Es tan fuerte su apego al guarismo sacrosanto que por sus
propias razones confeccionaron los deseosos de subrayar el horror de un baño de
sangre que no sólo era ilegal sino también innecesario, ya que en 1976 la
guerrilla no estaba en condiciones de tomar el poder para entonces emular a sus
equivalentes genocidas de otros países, que muy pocos se atreven a
cuestionarlo. Funcionarios y simpatizantes del gobierno macrista que, como es
natural, no quieren correr el riesgo de verse acusados de estar a favor de la
dictadura –la auténtica, se entiende, no la fantasmal que denuncian Cristina y
sus secuaces más exaltados–, pero son reacios a cohonestar lo que saben fue un
invento propagandístico, se han acostumbrado a distinguir entre lo que suponen
es la verdad genuina y lo que dicen es otra verdad, una simbólica o emblemática
que ninguna persona decente trataría como una mentira porque, dicen, merece
respeto.
Tampoco les parece aconsejable a los macristas criticar a
los movimientos locales de derechos humanos, dominados como están por
izquierdistas y, últimamente, kirchneristas, por concentrarse casi
exclusivamente en los crímenes que fueron perpetrados por los militares y sus
auxiliares “de derecha” entre marzo de 1976 y diciembre de 1983. A los
militantes mismos no les gusta demasiado cuestionar lo hecho por los
escuadrones de la muerte que fueron avalados por el general Perón, mientras que
lo que vino después del Proceso no les motiva mucho interés. Con todo,
felizmente para quienes han logrado atrincherarse en tales entidades, la
politización a menudo grosera de un tema que en principio debería ser apolítico
cuenta con la aquiescencia del grueso de la ciudadanía. Por lo demás, es merced
a la decisión colectiva de dar por descontado que virtualmente todas las
violaciones graves ocurrieron antes del regreso de la democracia que políticos,
diplomáticos, funcionarios y otros pueden congratularse hablando de liderazgo
mundial en la materia de la Argentina.
En algunas partes del mundo, aún habrá organizaciones no
gubernamentales influyentes que se niegan a discriminar según sus propias
preferencias ideológicas entre victimarios y víctimas de la violencia
politizada, pero la verdad es que son cada vez menos.

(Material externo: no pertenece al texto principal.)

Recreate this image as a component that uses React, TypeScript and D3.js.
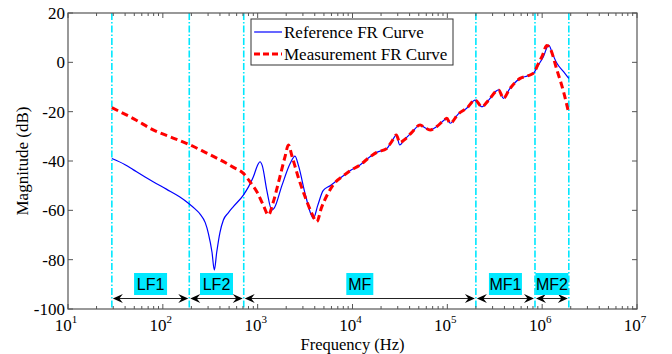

Muerta la Unión
Soviética, en el mundo occidental los comunistas y sus compañeros de ruta se
transformaron pronto en paladines de los derechos humanos por entender que
abrazar una causa que antes habían creído era intrínsecamente reaccionaria les
permitiría continuar embistiendo contra los gobiernos de sus países
respectivos.
Pues bien: para que muchos miles de jóvenes inteligentes
crean que la violencia extrema puede justificarse, como fue el caso en la
Argentina de medio siglo atrás, es suficiente ofrecerles una ideología
convincente, lo que, por desgracia, no suele ser muy difícil. Hasta hace poco,
docenas de bandas terroristas, entre ellas el ERP, se inspiraban en distintas
variantes del comunismo, pero las desarmaron el hundimiento del “socialismo
real” en la Unión Soviética y la conversión de China en un país capitalista sui
géneris. Su lugar ha sido tomado por el islamismo, cuyo atractivo principal
para muchos musulmanes criados en el Occidente y conversos no es teológico sino
la posibilidad de encontrar una muerte heroica participando de una guerra
santa.
Es por tal motivo que debería preocuparnos la voluntad de
tantos de reivindicar la lucha armada, de persuadirse de que asesinar, cometer
atentados y secuestrar eran propios de idealistas nobles. A menos que tengamos
mucha suerte, algunos podrían convencerse de que, por ser a su juicio tan atroz
el gobierno de Macri, las circunstancias no les dejan más alternativa que la de
pensar en cómo derrocarlo por los medios que fueran.